Plotting code records

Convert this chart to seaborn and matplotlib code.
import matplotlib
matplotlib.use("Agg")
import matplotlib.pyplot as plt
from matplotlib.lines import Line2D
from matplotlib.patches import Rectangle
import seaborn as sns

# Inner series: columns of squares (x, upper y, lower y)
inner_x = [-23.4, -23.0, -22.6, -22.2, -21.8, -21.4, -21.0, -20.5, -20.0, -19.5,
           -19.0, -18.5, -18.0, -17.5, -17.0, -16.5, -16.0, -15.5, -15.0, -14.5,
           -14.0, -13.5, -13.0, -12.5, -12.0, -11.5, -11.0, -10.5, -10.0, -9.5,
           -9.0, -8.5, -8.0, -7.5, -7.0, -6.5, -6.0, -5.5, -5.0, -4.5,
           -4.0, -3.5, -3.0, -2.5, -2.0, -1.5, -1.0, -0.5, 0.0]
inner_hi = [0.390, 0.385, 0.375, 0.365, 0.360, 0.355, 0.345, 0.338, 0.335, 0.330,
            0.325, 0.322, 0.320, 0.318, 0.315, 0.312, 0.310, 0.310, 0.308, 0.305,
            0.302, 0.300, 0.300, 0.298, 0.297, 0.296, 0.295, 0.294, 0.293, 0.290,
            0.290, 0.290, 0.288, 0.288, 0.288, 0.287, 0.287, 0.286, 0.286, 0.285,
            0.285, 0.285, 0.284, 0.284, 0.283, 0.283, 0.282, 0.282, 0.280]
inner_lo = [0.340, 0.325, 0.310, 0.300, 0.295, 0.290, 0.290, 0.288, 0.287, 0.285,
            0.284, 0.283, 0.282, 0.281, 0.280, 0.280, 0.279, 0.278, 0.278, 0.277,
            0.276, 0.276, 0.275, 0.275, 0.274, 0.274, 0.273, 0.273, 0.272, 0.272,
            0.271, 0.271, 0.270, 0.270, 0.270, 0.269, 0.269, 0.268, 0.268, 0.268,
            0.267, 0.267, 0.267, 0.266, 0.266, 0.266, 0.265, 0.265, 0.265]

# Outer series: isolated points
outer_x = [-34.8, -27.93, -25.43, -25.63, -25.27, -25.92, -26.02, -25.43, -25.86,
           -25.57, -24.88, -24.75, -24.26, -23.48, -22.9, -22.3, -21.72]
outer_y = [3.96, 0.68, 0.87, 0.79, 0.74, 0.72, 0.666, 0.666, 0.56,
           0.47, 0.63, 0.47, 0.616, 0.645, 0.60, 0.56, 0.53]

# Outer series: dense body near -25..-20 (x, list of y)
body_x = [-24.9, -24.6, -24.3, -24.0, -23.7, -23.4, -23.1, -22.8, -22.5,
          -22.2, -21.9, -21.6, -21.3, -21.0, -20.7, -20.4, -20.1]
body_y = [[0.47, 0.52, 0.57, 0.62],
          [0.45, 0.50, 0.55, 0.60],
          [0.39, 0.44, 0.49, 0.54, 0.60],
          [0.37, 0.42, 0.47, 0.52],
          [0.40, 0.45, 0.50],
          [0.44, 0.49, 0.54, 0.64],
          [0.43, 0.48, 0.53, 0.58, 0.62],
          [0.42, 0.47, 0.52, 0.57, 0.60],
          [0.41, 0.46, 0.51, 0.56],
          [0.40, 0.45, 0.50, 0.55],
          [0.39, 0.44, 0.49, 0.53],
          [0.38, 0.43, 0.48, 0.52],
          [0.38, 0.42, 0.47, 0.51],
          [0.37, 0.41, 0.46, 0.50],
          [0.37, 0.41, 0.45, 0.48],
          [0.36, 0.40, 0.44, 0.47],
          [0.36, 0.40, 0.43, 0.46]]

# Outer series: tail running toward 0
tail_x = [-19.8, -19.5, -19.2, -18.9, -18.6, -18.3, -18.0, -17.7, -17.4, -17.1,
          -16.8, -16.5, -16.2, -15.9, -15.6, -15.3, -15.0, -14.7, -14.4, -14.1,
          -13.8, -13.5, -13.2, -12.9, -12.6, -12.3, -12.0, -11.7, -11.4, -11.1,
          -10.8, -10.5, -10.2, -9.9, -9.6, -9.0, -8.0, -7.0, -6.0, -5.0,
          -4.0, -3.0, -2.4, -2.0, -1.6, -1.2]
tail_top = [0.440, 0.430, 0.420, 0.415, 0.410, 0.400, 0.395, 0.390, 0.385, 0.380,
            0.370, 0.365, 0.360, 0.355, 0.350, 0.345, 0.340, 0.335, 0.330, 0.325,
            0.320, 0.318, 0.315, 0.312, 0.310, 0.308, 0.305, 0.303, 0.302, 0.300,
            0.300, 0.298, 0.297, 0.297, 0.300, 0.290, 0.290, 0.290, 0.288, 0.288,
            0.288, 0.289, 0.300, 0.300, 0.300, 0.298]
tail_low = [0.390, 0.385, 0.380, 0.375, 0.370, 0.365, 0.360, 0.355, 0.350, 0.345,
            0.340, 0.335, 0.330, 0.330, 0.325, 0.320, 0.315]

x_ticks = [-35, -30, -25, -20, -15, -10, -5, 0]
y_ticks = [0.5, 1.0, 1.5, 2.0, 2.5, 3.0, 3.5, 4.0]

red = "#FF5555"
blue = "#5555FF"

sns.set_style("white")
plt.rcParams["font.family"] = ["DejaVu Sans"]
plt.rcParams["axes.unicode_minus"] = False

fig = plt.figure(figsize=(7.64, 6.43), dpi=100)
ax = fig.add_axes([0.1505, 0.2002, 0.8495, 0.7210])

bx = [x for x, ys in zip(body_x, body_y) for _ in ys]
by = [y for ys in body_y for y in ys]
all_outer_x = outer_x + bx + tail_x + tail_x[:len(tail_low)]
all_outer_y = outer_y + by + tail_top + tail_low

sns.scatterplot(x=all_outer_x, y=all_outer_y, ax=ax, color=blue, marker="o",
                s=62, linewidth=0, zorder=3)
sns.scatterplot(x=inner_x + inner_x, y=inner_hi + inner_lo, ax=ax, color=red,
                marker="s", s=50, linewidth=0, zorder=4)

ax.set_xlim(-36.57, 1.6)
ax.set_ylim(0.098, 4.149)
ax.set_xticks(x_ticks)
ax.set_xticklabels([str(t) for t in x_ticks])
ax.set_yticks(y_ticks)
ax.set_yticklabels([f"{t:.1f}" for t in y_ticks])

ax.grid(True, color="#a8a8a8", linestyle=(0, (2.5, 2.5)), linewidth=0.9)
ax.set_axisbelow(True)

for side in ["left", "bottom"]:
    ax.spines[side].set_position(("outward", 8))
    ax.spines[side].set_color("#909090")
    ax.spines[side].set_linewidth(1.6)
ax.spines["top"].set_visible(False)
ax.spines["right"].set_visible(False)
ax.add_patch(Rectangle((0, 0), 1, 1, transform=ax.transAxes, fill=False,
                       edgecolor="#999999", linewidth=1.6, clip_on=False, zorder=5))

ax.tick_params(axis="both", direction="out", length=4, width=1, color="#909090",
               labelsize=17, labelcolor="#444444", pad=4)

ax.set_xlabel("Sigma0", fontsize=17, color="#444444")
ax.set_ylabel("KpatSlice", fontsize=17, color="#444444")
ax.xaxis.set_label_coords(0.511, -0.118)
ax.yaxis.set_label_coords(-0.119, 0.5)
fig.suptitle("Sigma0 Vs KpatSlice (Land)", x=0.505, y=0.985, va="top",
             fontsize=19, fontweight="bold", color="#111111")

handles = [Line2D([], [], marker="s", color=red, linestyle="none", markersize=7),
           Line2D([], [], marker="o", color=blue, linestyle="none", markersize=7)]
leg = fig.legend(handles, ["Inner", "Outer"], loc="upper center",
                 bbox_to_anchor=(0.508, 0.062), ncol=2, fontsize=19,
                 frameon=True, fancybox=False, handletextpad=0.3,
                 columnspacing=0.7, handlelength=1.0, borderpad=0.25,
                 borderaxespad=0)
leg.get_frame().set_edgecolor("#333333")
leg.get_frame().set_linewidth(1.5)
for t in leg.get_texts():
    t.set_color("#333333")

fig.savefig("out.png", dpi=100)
...
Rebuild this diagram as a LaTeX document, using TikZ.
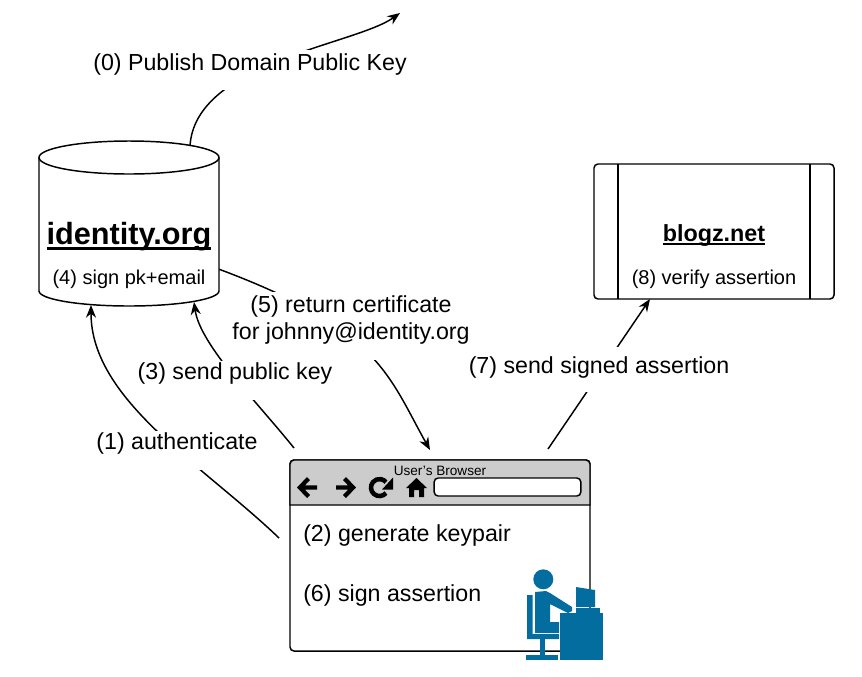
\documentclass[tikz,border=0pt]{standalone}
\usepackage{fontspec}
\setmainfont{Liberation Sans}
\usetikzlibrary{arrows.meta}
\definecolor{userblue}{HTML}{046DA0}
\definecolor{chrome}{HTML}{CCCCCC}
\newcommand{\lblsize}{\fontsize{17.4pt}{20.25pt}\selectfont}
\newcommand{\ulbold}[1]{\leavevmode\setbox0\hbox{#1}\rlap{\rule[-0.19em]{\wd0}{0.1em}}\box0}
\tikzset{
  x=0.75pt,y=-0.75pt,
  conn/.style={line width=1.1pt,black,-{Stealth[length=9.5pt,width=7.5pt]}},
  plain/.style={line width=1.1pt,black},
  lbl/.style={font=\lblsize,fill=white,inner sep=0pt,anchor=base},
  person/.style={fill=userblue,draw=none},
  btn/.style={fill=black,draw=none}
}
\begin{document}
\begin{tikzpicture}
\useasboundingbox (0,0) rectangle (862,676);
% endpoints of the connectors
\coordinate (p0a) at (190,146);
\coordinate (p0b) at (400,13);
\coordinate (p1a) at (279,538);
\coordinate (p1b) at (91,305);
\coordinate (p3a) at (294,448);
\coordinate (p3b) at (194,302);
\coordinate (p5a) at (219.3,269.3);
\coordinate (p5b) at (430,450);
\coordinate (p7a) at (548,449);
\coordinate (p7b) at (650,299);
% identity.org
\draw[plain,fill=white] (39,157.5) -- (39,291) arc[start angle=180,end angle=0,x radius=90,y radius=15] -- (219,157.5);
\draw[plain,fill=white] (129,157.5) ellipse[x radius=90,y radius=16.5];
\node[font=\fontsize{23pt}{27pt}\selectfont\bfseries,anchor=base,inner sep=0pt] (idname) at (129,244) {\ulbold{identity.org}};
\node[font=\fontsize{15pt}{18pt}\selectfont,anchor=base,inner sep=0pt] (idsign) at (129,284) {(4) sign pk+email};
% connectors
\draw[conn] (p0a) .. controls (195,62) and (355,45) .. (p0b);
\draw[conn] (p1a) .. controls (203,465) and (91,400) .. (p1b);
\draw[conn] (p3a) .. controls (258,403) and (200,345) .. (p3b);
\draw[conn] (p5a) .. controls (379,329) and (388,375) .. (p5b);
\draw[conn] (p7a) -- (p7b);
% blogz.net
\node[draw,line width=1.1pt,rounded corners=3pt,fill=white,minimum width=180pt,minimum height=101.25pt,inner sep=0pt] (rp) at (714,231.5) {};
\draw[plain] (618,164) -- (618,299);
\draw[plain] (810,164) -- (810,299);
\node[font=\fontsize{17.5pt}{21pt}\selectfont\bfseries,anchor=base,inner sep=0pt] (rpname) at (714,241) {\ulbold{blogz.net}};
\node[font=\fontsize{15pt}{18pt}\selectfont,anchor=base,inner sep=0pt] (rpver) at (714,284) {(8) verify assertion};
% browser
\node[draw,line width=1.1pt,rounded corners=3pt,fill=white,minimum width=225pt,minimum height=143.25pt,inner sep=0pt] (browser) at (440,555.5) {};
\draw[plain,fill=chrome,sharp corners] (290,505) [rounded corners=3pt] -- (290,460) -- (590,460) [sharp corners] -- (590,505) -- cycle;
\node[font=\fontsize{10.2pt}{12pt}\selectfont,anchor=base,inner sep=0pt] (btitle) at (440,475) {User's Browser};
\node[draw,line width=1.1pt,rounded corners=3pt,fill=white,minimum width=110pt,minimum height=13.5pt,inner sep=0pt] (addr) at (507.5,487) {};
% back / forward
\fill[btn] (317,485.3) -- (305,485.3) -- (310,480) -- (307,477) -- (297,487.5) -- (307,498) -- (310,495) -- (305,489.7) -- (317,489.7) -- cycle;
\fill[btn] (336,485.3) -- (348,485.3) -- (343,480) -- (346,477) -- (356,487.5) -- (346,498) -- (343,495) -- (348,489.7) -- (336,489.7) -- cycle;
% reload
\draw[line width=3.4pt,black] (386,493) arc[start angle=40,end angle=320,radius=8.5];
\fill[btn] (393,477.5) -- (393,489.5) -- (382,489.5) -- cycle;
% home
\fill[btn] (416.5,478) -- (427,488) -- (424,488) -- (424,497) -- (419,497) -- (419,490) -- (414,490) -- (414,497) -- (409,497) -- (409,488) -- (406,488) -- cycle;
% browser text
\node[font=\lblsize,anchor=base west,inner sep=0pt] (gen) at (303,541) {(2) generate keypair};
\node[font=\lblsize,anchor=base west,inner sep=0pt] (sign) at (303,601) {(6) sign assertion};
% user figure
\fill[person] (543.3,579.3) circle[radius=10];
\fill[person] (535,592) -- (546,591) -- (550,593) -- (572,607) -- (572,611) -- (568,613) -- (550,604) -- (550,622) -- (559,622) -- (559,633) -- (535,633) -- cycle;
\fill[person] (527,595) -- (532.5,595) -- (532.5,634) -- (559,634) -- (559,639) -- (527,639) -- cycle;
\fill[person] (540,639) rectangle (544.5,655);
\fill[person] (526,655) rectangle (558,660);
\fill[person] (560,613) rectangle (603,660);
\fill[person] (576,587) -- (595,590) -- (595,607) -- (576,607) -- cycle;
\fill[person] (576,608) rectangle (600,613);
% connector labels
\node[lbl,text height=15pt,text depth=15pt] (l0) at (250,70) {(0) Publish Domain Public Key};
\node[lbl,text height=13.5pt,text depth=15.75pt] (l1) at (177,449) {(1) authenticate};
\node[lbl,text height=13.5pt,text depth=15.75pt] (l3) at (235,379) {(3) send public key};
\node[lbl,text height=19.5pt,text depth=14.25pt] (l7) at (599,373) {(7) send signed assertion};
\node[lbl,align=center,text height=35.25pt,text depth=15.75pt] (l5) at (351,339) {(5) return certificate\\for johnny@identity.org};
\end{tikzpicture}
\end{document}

Written task - Print, without alteration, the lines from the line with "Convert this chart" to the line with "import seaborn as sns". Include both of them, and omit every other line.

Output below -
Convert this chart to seaborn and matplotlib code.
import matplotlib
matplotlib.use("Agg")
import matplotlib.pyplot as plt
from matplotlib.lines import Line2D
from matplotlib.patches import Rectangle
import seaborn as sns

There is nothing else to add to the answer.